I'm tired. I know I could be more tired, but right now my brain feels sluggish and it cuts my patience far shorter and Max will ask for something he knows I will say "No" to (a show! a marshmallow! to push over his brother!), but instead of an immediate reply I find my brain is simply trying to register what he said in the first place. So out trails a, "umm...." and when I finally land on the "no," tears erupt and whines of the screechiest variety are emitted, all because of the pause.

It makes me even more tired.

Mondays look like this around here.



Monday has become my deep-clean-the-house day, the whole time I want to throw everything away and drive off with only the necessities in our car like we did last winter. It was so refreshing to have so little.

I find myself  a midst the cleaning and the yawning wondering if I am doing it right, this whole motherhood gig. It is an inevitable question.  So many Facebook links shared, telling us not to worry we are doing enough, but they also shout out solutions on sleep, eating, discipline, potty-training and it is so easy to feel overwhelmed with the amount of information of what we COULD be doing.



After Max was born, that pressure to be doing it right, not to impress the world, but to raise a happy, healthy, child was overwhelming. The judgement to "do it right," felt intense. Slowly though, and still slowly to this day, I am learning to take a step back from all of the information, the noise, the suggestions and opinions. I am learning to let go of expectations and lean into making choices based on a combination of instinct and intention.

I want to parent intentionally. I desire to move forward, consciously trying to improve upon myself as a mother. This means reading those essays, books, and articles. This means talking to friends and studying things out in my mind at the end of the day. What worked? What didn't? This means thinking critically about how my children interact with the world and how to help them navigate being a positive force for good within it.



To do this, I must trust my instinct, that internal compass (the Holy Ghost) for direction. It is the force that helps me sort through what to listen to. It is the driving factor that keeps me thinking and searching, knowing that I must keep trying to improve.

So, I am tired. But I am not tired because of all the information anymore and the pressure to do it right. I am tired because motherhood is tiring. Mothering with intent and instinct is tiring. That effort to try harder, to learn more, to be a better mother for your unique, individual children is hard work.


I believe that this hard work is worth it.

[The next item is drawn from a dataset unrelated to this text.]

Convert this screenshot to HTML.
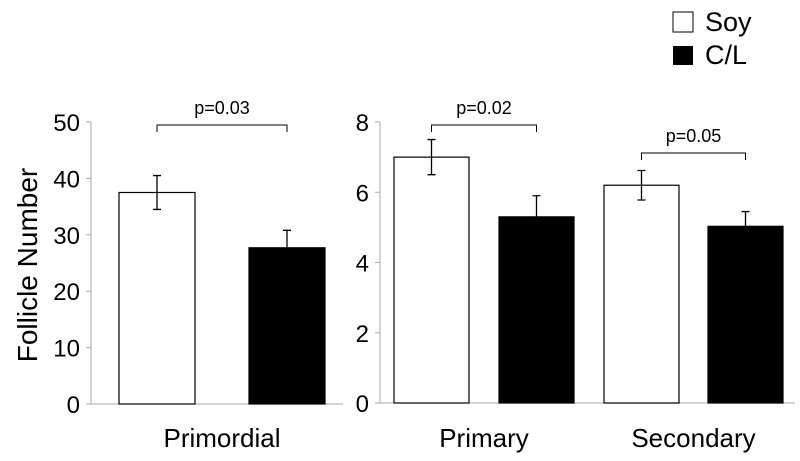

It is worth it because parenting with intention is my effort, and I know His grace fills in the gaps. As I try, He completes, perfects and covers my mistakes and weaknesses. Because not only does He care about me, but He cares about the little ones I am raising as well.



He wants us to succeed.

My mind is refreshed and energized knowing that His love is there to make us whole, that we may return to Him, for that is His intention.